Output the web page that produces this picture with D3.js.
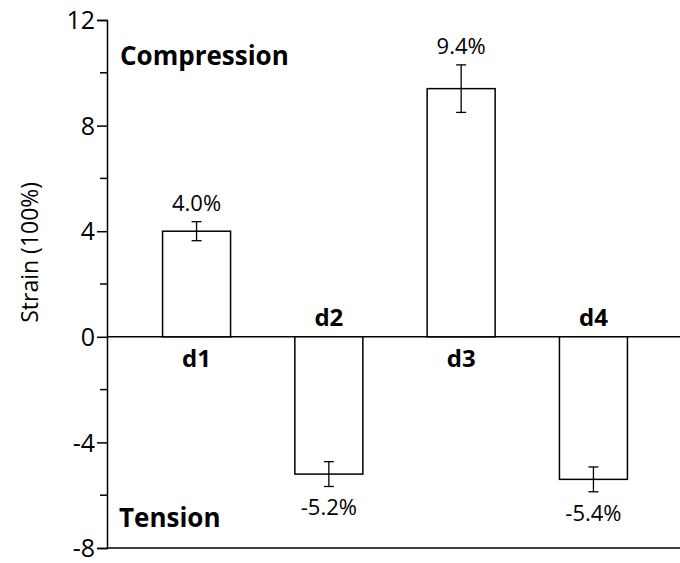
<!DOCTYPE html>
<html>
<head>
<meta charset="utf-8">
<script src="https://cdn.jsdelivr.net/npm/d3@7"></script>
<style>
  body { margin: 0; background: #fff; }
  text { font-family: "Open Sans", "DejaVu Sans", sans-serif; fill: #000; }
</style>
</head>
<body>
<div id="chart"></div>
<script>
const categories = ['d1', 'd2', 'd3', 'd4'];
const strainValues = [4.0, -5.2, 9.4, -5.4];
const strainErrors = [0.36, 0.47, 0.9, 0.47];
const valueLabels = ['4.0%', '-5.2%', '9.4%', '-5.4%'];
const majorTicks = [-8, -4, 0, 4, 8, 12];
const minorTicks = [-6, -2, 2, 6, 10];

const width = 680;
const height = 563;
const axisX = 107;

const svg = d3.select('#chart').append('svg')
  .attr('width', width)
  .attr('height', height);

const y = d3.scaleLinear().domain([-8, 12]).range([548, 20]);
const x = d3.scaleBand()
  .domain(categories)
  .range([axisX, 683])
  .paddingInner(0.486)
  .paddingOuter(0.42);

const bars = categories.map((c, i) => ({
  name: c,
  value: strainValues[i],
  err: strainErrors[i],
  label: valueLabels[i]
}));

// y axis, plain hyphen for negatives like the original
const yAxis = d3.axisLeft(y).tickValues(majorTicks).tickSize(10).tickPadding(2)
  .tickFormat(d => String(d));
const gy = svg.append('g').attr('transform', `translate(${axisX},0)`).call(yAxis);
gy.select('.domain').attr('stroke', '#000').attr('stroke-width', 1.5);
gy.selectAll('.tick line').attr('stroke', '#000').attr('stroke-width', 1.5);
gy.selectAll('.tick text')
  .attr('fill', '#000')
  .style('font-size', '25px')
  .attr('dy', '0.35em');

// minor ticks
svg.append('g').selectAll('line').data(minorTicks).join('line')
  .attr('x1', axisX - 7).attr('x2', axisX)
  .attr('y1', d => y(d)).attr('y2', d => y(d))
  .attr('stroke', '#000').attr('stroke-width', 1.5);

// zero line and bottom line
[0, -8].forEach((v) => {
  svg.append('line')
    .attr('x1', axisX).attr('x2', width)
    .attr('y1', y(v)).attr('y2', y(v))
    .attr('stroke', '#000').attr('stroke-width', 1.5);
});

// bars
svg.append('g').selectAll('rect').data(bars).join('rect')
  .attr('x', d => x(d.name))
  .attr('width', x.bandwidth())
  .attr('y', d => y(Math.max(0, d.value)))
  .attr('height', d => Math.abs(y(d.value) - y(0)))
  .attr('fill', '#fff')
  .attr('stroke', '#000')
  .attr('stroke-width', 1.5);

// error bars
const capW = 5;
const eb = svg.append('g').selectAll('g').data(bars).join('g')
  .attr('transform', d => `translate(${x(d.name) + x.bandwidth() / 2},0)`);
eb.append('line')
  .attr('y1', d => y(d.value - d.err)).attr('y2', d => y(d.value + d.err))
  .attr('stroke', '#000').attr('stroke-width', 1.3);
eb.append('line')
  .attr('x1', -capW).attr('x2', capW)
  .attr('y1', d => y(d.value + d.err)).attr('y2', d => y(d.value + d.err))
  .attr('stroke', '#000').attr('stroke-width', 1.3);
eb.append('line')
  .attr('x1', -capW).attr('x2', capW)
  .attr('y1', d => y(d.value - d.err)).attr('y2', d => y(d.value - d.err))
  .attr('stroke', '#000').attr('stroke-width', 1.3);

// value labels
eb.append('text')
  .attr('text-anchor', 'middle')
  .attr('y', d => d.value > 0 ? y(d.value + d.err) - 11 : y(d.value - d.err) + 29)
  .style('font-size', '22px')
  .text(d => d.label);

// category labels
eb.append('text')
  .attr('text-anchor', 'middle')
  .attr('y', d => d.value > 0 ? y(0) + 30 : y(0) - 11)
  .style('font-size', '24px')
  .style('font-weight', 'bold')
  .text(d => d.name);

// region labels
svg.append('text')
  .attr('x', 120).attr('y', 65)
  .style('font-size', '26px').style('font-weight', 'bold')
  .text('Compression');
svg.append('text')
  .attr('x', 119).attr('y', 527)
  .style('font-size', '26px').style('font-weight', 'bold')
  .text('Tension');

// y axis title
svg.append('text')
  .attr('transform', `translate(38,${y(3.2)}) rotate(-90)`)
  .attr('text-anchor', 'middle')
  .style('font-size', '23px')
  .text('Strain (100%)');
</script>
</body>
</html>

■ What is asked ■
Write out the listing word for word, omitting the pictures it holds.

■ Result for this exercise ■
Output the web page that produces this picture with D3.js.
<!DOCTYPE html>
<html>
<head>
<meta charset="utf-8">
<script src="https://cdn.jsdelivr.net/npm/d3@7"></script>
<style>
  body { margin: 0; background: #fff; }
  text { font-family: "Open Sans", "DejaVu Sans", sans-serif; fill: #000; }
</style>
</head>
<body>
<div id="chart"></div>
<script>
const categories = ['d1', 'd2', 'd3', 'd4'];
const strainValues = [4.0, -5.2, 9.4, -5.4];
const strainErrors = [0.36, 0.47, 0.9, 0.47];
const valueLabels = ['4.0%', '-5.2%', '9.4%', '-5.4%'];
const majorTicks = [-8, -4, 0, 4, 8, 12];
const minorTicks = [-6, -2, 2, 6, 10];

const width = 680;
const height = 563;
const axisX = 107;

const svg = d3.select('#chart').append('svg')
  .attr('width', width)
  .attr('height', height);

const y = d3.scaleLinear().domain([-8, 12]).range([548, 20]);
const x = d3.scaleBand()
  .domain(categories)
  .range([axisX, 683])
  .paddingInner(0.486)
  .paddingOuter(0.42);

const bars = categories.map((c, i) => ({
  name: c,
  value: strainValues[i],
  err: strainErrors[i],
  label: valueLabels[i]
}));

// y axis, plain hyphen for negatives like the original
const yAxis = d3.axisLeft(y).tickValues(majorTicks).tickSize(10).tickPadding(2)
  .tickFormat(d => String(d));
const gy = svg.append('g').attr('transform', `translate(${axisX},0)`).call(yAxis);
gy.select('.domain').attr('stroke', '#000').attr('stroke-width', 1.5);
gy.selectAll('.tick line').attr('stroke', '#000').attr('stroke-width', 1.5);
gy.selectAll('.tick text')
  .attr('fill', '#000')
  .style('font-size', '25px')
  .attr('dy', '0.35em');

// minor ticks
svg.append('g').selectAll('line').data(minorTicks).join('line')
  .attr('x1', axisX - 7).attr('x2', axisX)
  .attr('y1', d => y(d)).attr('y2', d => y(d))
  .attr('stroke', '#000').attr('stroke-width', 1.5);

// zero line and bottom line
[0, -8].forEach((v) => {
  svg.append('line')
    .attr('x1', axisX).attr('x2', width)
    .attr('y1', y(v)).attr('y2', y(v))
    .attr('stroke', '#000').attr('stroke-width', 1.5);
});

// bars
svg.append('g').selectAll('rect').data(bars).join('rect')
  .attr('x', d => x(d.name))
  .attr('width', x.bandwidth())
  .attr('y', d => y(Math.max(0, d.value)))
  .attr('height', d => Math.abs(y(d.value) - y(0)))
  .attr('fill', '#fff')
  .attr('stroke', '#000')
  .attr('stroke-width', 1.5);

// error bars
const capW = 5;
const eb = svg.append('g').selectAll('g').data(bars).join('g')
  .attr('transform', d => `translate(${x(d.name) + x.bandwidth() / 2},0)`);
eb.append('line')
  .attr('y1', d => y(d.value - d.err)).attr('y2', d => y(d.value + d.err))
  .attr('stroke', '#000').attr('stroke-width', 1.3);
eb.append('line')
  .attr('x1', -capW).attr('x2', capW)
  .attr('y1', d => y(d.value + d.err)).attr('y2', d => y(d.value + d.err))
  .attr('stroke', '#000').attr('stroke-width', 1.3);
eb.append('line')
  .attr('x1', -capW).attr('x2', capW)
  .attr('y1', d => y(d.value - d.err)).attr('y2', d => y(d.value - d.err))
  .attr('stroke', '#000').attr('stroke-width', 1.3);

// value labels
eb.append('text')
  .attr('text-anchor', 'middle')
  .attr('y', d => d.value > 0 ? y(d.value + d.err) - 11 : y(d.value - d.err) + 29)
  .style('font-size', '22px')
  .text(d => d.label);

// category labels
eb.append('text')
  .attr('text-anchor', 'middle')
  .attr('y', d => d.value > 0 ? y(0) + 30 : y(0) - 11)
  .style('font-size', '24px')
  .style('font-weight', 'bold')
  .text(d => d.name);

// region labels
svg.append('text')
  .attr('x', 120).attr('y', 65)
  .style('font-size', '26px').style('font-weight', 'bold')
  .text('Compression');
svg.append('text')
  .attr('x', 119).attr('y', 527)
  .style('font-size', '26px').style('font-weight', 'bold')
  .text('Tension');

// y axis title
svg.append('text')
  .attr('transform', `translate(38,${y(3.2)}) rotate(-90)`)
  .attr('text-anchor', 'middle')
  .style('font-size', '23px')
  .text('Strain (100%)');
</script>
</body>
</html>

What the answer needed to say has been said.